*** Supplied information ***

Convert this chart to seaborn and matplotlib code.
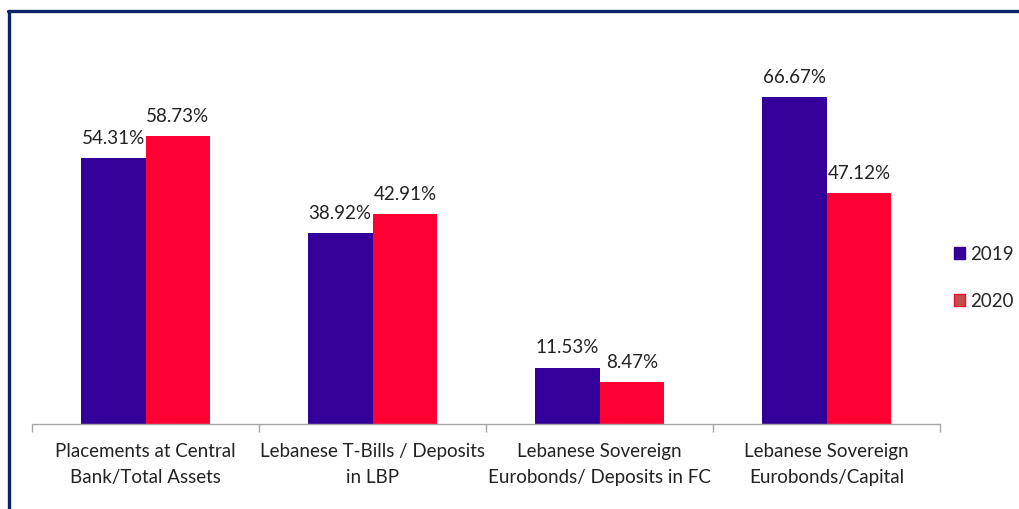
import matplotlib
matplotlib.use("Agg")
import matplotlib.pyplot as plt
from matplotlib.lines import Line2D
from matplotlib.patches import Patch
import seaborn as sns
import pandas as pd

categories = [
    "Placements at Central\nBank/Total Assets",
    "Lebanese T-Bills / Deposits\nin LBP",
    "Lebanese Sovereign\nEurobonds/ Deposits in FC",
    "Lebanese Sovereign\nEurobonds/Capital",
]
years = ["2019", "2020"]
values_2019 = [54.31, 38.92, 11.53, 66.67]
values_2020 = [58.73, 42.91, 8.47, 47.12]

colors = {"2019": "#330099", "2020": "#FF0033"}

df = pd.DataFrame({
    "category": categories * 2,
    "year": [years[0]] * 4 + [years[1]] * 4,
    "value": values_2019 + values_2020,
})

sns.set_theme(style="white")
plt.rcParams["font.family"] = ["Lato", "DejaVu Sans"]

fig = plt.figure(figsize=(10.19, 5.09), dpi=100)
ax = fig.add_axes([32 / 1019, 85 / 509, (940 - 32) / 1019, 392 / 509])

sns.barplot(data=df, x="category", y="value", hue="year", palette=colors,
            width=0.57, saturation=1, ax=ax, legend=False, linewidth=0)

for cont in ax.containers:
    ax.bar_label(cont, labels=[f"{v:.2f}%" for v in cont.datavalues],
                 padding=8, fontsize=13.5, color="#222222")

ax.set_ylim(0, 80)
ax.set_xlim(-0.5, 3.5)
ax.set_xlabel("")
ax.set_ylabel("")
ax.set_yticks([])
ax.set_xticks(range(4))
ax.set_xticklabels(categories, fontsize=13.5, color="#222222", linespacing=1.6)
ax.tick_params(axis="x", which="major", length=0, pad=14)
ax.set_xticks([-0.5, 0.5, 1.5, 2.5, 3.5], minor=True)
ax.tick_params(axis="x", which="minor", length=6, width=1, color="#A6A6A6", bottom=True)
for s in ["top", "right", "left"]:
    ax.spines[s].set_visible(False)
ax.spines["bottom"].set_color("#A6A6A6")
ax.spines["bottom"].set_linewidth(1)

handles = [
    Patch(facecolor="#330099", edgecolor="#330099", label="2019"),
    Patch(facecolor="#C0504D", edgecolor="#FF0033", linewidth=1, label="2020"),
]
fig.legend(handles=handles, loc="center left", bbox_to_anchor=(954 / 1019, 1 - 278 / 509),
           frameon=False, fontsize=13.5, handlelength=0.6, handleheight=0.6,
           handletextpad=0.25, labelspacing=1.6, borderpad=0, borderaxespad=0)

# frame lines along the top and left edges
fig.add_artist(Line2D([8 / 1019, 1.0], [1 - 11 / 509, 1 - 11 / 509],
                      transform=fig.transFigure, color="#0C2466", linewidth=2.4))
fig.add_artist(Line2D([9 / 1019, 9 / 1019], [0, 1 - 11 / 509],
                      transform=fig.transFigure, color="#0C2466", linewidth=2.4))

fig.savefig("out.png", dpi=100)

***

Set down the material exactly, every line of it, except for the pictures.

Convert this chart to seaborn and matplotlib code.
import matplotlib
matplotlib.use("Agg")
import matplotlib.pyplot as plt
from matplotlib.lines import Line2D
from matplotlib.patches import Patch
import seaborn as sns
import pandas as pd

categories = [
    "Placements at Central\nBank/Total Assets",
    "Lebanese T-Bills / Deposits\nin LBP",
    "Lebanese Sovereign\nEurobonds/ Deposits in FC",
    "Lebanese Sovereign\nEurobonds/Capital",
]
years = ["2019", "2020"]
values_2019 = [54.31, 38.92, 11.53, 66.67]
values_2020 = [58.73, 42.91, 8.47, 47.12]

colors = {"2019": "#330099", "2020": "#FF0033"}

df = pd.DataFrame({
    "category": categories * 2,
    "year": [years[0]] * 4 + [years[1]] * 4,
    "value": values_2019 + values_2020,
})

sns.set_theme(style="white")
plt.rcParams["font.family"] = ["Lato", "DejaVu Sans"]

fig = plt.figure(figsize=(10.19, 5.09), dpi=100)
ax = fig.add_axes([32 / 1019, 85 / 509, (940 - 32) / 1019, 392 / 509])

sns.barplot(data=df, x="category", y="value", hue="year", palette=colors,
            width=0.57, saturation=1, ax=ax, legend=False, linewidth=0)

for cont in ax.containers:
    ax.bar_label(cont, labels=[f"{v:.2f}%" for v in cont.datavalues],
                 padding=8, fontsize=13.5, color="#222222")

ax.set_ylim(0, 80)
ax.set_xlim(-0.5, 3.5)
ax.set_xlabel("")
ax.set_ylabel("")
ax.set_yticks([])
ax.set_xticks(range(4))
ax.set_xticklabels(categories, fontsize=13.5, color="#222222", linespacing=1.6)
ax.tick_params(axis="x", which="major", length=0, pad=14)
ax.set_xticks([-0.5, 0.5, 1.5, 2.5, 3.5], minor=True)
ax.tick_params(axis="x", which="minor", length=6, width=1, color="#A6A6A6", bottom=True)
for s in ["top", "right", "left"]:
    ax.spines[s].set_visible(False)
ax.spines["bottom"].set_color("#A6A6A6")
ax.spines["bottom"].set_linewidth(1)

handles = [
    Patch(facecolor="#330099", edgecolor="#330099", label="2019"),
    Patch(facecolor="#C0504D", edgecolor="#FF0033", linewidth=1, label="2020"),
]
fig.legend(handles=handles, loc="center left", bbox_to_anchor=(954 / 1019, 1 - 278 / 509),
           frameon=False, fontsize=13.5, handlelength=0.6, handleheight=0.6,
           handletextpad=0.25, labelspacing=1.6, borderpad=0, borderaxespad=0)

# frame lines along the top and left edges
fig.add_artist(Line2D([8 / 1019, 1.0], [1 - 11 / 509, 1 - 11 / 509],
                      transform=fig.transFigure, color="#0C2466", linewidth=2.4))
fig.add_artist(Line2D([9 / 1019, 9 / 1019], [0, 1 - 11 / 509],
                      transform=fig.transFigure, color="#0C2466", linewidth=2.4))

fig.savefig("out.png", dpi=100)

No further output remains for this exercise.